Obviously, I'm not a "color chart" person.:lol:Thanksfor this extremely useful contribution :rolleyes:, but I know what I'm doing and can make my own decisions, thank you... To each his own. Live and let live. Etc.

WFMartin
10-14-2013, 03:26 PM
Well, I really must apologize to you. We all glean value, and enjoyment from doing many sorts of things that are related to painting, some of which may seem unimportant or redundant to others, and we should all be respectful of each others' approaches, for sure.

For example, I personally take great pride in canvas preparation--an act that may seem pure nonsense to those who prefer not to do that. I also take a great deal of enjoyment in the simple polishing of my wooden palette after each session. What some consider a "chore", I find great satisfaction in doing.

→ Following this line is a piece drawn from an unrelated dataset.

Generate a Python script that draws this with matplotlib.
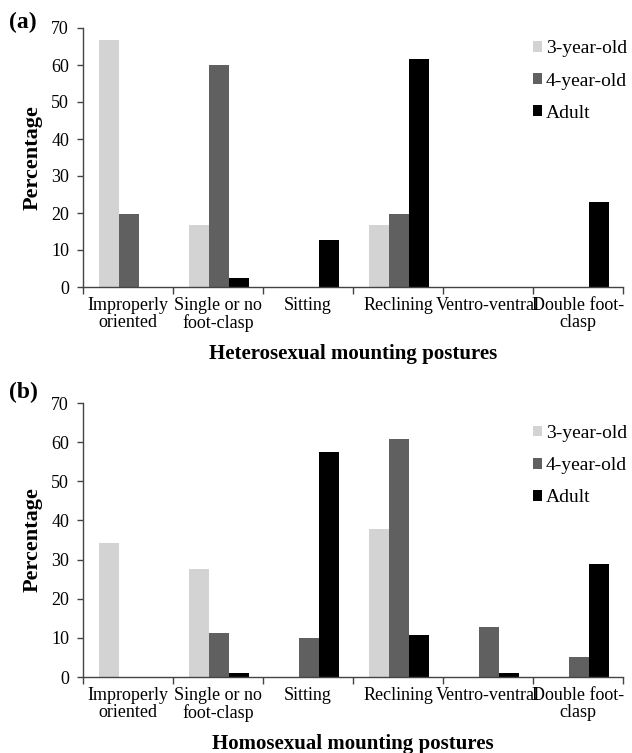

So, you are, indeed, correct.....to each his own. You are performing a procedure that you consider to be important to your operation, and I should have respected your desire to do so.

So.......I'm sorry.:o

0chre
10-15-2013, 07:19 AM
Thanks for your reply, it's much appreciated. Don't worry about it, we all say things we wish we hadn't, sometimes. I hope my sarcastic remark hasn't made you feel too bad. Your apologies are kindly accepted and much appreciated! :)

(BTW, I totally understand your enjoyment of polishing your palette. I enjoyed it very much, too, when I used a wooden palette and thought I was a bit loopy for getting pleasure from cleaning and polishing it! ;))

Deshy
10-17-2013, 01:27 AM
I once did this myself but later realised that I don't remember half of what I mixed. :( I'm trying to learn as I paint, because I'm too lazy for this kind of color study. I need to expand my color palette seriously though. I'm pretty limited right now. :( Trying to learn this color business, so thanks a lot for sharing your findings and taking the time to do this.

0chre
10-17-2013, 04:30 AM
I once did this myself but later realised that I don't remember half of what I mixed. :( I'm trying to learn as I paint, because I'm too lazy for this kind of color study. I need to expand my color palette seriously though. I'm pretty limited right now. :( Trying to learn this color business, so thanks a lot for sharing your findings and taking the time to do this.You're welcome! A limited palette can be very effective though and can lead to impressive results. It can be a very good way to learn the "color business".

Mythrill
10-17-2013, 06:23 AM
I once did this myself but later realised that I don't remember half of what I mixed. :( I'm trying to learn as I paint, because I'm too lazy for this kind of color study. I need to expand my color palette seriously though. I'm pretty limited right now. :( Trying to learn this color business, so thanks a lot for sharing your findings and taking the time to do this.

Deshy, the color chars are very useful if you have trouble remembering mixes! Write down the two base colors used, the proportions (if you can measure them,) the resulting mix, and keep the color chart for future reference.

When I'm working on a particular painting, if I'm in doubt about which blue to use, for instance, I mix them both with different colors and wait the results to dry. I hope this helps you!